Take the line containing "Write the Bokeh code for this chart." as the first line and the line containing "282.2, 291.2, 330.9]" as the last, and output that span verbatim without any images.

--- Start Data to use ---

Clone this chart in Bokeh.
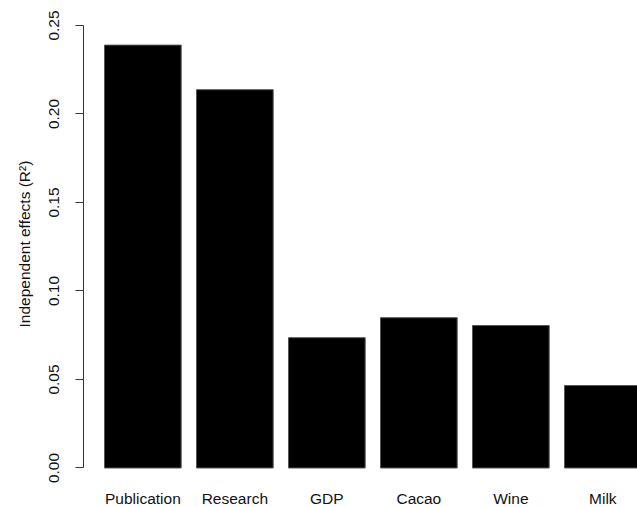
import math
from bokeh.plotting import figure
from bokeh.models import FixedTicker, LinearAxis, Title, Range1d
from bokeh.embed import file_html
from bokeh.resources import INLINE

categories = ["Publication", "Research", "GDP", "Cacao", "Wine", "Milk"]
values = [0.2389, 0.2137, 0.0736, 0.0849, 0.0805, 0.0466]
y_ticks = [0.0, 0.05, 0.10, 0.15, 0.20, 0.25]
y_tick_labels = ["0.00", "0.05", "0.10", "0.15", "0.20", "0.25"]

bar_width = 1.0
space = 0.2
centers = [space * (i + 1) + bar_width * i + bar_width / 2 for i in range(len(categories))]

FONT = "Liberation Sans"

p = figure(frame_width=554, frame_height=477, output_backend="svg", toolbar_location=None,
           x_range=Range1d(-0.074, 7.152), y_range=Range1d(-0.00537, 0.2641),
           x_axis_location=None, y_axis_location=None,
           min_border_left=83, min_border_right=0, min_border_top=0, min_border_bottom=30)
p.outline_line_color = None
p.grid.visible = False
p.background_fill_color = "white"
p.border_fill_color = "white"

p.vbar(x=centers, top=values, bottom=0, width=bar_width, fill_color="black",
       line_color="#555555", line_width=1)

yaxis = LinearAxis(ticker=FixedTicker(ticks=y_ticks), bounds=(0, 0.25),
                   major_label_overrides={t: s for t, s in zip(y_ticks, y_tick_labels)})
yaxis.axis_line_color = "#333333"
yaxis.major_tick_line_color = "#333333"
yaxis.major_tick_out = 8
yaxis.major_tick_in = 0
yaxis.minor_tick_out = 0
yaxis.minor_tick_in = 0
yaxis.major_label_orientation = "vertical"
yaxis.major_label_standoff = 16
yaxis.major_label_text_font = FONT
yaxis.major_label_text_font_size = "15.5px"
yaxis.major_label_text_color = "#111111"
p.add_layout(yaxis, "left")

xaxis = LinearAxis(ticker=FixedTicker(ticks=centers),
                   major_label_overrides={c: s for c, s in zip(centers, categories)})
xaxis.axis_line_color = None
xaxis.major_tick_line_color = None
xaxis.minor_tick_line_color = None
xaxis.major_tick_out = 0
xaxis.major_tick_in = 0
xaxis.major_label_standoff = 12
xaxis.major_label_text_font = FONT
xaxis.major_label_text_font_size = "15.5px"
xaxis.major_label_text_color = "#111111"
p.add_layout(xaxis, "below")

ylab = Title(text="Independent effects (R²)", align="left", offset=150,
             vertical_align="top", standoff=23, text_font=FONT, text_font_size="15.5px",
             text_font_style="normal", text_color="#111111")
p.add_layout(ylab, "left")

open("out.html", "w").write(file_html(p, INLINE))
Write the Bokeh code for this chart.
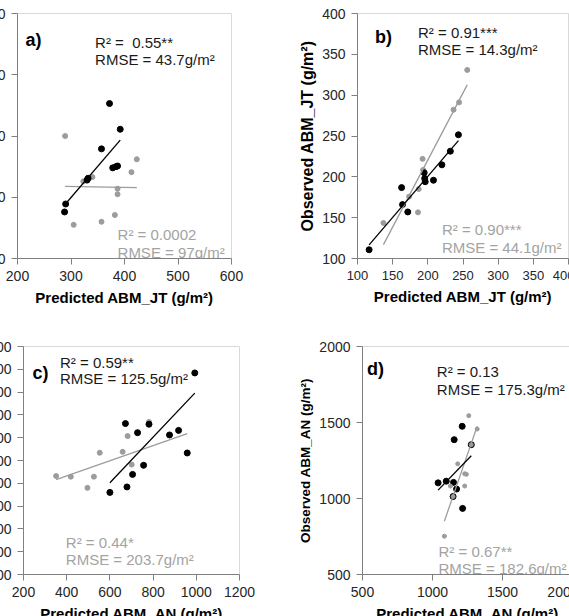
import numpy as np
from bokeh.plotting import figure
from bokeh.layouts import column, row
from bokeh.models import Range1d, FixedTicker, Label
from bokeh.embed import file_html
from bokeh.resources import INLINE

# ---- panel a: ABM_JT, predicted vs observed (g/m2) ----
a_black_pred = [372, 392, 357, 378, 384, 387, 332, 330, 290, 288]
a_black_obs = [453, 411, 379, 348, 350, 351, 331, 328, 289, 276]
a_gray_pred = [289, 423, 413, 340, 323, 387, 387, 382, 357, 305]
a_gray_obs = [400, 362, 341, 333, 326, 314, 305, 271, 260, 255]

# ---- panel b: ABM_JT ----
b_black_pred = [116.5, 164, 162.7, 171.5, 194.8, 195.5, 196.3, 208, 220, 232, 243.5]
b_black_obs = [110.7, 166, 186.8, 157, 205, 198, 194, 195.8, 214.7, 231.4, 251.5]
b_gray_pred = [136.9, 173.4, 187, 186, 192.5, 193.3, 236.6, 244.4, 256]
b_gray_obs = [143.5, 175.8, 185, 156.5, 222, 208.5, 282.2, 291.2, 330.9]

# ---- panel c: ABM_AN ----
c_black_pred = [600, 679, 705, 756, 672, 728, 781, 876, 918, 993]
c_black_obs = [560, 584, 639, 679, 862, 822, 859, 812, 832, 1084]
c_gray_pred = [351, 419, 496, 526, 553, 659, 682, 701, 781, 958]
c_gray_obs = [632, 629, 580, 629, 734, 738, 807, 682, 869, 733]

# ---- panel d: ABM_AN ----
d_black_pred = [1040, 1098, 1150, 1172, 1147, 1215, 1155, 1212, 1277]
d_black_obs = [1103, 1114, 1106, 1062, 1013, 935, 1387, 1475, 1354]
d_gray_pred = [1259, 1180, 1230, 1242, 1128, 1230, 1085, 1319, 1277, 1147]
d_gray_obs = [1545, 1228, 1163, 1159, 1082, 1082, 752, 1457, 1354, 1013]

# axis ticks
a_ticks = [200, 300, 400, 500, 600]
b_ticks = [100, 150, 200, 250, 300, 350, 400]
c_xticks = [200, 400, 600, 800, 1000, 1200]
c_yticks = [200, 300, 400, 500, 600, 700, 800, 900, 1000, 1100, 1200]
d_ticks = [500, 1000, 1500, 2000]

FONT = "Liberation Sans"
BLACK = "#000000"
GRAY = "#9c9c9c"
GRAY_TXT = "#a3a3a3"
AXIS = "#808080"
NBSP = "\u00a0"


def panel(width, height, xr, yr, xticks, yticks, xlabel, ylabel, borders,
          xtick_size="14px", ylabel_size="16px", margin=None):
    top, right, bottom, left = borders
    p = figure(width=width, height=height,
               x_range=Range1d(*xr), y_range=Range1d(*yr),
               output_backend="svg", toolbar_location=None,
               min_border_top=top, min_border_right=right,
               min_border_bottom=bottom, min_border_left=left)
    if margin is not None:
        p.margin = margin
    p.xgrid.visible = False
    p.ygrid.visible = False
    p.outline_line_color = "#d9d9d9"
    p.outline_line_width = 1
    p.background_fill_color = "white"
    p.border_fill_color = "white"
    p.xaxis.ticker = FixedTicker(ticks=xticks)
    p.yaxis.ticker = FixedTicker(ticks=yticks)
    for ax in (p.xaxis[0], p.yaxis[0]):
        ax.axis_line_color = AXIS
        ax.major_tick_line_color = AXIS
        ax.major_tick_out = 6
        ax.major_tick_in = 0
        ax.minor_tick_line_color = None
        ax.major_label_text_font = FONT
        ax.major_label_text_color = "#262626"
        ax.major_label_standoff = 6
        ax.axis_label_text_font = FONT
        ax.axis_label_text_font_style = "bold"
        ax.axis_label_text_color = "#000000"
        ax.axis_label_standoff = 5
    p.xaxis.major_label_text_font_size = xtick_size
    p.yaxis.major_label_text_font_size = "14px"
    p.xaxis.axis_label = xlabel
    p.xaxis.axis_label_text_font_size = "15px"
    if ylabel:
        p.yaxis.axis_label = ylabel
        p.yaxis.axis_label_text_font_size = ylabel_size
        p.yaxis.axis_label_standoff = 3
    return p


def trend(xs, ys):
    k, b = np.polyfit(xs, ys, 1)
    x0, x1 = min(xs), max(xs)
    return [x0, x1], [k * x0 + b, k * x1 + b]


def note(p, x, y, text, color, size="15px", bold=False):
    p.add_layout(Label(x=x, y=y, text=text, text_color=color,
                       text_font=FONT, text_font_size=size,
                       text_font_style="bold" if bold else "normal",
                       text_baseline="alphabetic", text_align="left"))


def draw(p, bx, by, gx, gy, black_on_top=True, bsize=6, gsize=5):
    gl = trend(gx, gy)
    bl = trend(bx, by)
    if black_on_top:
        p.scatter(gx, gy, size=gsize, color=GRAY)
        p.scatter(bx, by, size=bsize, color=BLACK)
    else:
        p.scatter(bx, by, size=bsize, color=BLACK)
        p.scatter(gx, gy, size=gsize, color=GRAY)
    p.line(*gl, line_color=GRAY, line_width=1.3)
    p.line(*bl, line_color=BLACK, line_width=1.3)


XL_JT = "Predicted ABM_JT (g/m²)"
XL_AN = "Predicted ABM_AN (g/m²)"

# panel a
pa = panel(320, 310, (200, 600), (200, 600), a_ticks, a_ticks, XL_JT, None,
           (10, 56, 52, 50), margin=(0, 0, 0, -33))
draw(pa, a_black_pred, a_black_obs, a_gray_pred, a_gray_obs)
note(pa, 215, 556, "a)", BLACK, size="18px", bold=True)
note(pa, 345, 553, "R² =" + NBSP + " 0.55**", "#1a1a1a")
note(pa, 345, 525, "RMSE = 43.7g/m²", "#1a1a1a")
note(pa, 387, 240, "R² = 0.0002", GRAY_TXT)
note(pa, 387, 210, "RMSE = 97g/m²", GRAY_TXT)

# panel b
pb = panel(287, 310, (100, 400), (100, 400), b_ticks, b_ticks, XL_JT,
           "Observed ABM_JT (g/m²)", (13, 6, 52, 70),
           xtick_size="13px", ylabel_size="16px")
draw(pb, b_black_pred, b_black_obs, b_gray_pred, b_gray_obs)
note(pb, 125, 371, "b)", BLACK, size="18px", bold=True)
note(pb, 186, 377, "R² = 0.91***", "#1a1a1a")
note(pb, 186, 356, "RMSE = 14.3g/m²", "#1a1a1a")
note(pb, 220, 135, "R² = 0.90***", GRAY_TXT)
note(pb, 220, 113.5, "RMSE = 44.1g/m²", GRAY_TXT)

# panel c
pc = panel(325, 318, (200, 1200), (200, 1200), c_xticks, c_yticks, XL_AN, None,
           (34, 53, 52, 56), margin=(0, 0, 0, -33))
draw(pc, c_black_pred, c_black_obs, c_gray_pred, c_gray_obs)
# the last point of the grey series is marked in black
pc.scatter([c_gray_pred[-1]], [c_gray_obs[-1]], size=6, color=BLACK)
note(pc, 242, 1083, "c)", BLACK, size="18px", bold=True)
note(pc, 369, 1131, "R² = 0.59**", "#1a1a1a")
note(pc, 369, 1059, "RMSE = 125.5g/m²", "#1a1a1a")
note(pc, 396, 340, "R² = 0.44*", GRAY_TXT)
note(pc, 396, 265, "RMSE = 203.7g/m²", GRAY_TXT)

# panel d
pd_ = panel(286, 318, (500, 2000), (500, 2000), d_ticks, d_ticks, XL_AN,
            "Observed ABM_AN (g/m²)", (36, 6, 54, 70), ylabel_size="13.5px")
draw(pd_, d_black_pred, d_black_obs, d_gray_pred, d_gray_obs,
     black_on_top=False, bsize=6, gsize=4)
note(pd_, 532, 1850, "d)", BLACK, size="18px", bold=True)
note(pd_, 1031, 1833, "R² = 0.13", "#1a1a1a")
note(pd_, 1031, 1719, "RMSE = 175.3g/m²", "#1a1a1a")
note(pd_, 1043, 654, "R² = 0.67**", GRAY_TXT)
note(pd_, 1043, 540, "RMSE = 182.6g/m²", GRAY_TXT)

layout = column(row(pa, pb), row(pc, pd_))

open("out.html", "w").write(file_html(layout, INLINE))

--- End Data to use ---

[Answer in full]
Write the Bokeh code for this chart.
import numpy as np
from bokeh.plotting import figure
from bokeh.layouts import column, row
from bokeh.models import Range1d, FixedTicker, Label
from bokeh.embed import file_html
from bokeh.resources import INLINE

# ---- panel a: ABM_JT, predicted vs observed (g/m2) ----
a_black_pred = [372, 392, 357, 378, 384, 387, 332, 330, 290, 288]
a_black_obs = [453, 411, 379, 348, 350, 351, 331, 328, 289, 276]
a_gray_pred = [289, 423, 413, 340, 323, 387, 387, 382, 357, 305]
a_gray_obs = [400, 362, 341, 333, 326, 314, 305, 271, 260, 255]

# ---- panel b: ABM_JT ----
b_black_pred = [116.5, 164, 162.7, 171.5, 194.8, 195.5, 196.3, 208, 220, 232, 243.5]
b_black_obs = [110.7, 166, 186.8, 157, 205, 198, 194, 195.8, 214.7, 231.4, 251.5]
b_gray_pred = [136.9, 173.4, 187, 186, 192.5, 193.3, 236.6, 244.4, 256]
b_gray_obs = [143.5, 175.8, 185, 156.5, 222, 208.5, 282.2, 291.2, 330.9]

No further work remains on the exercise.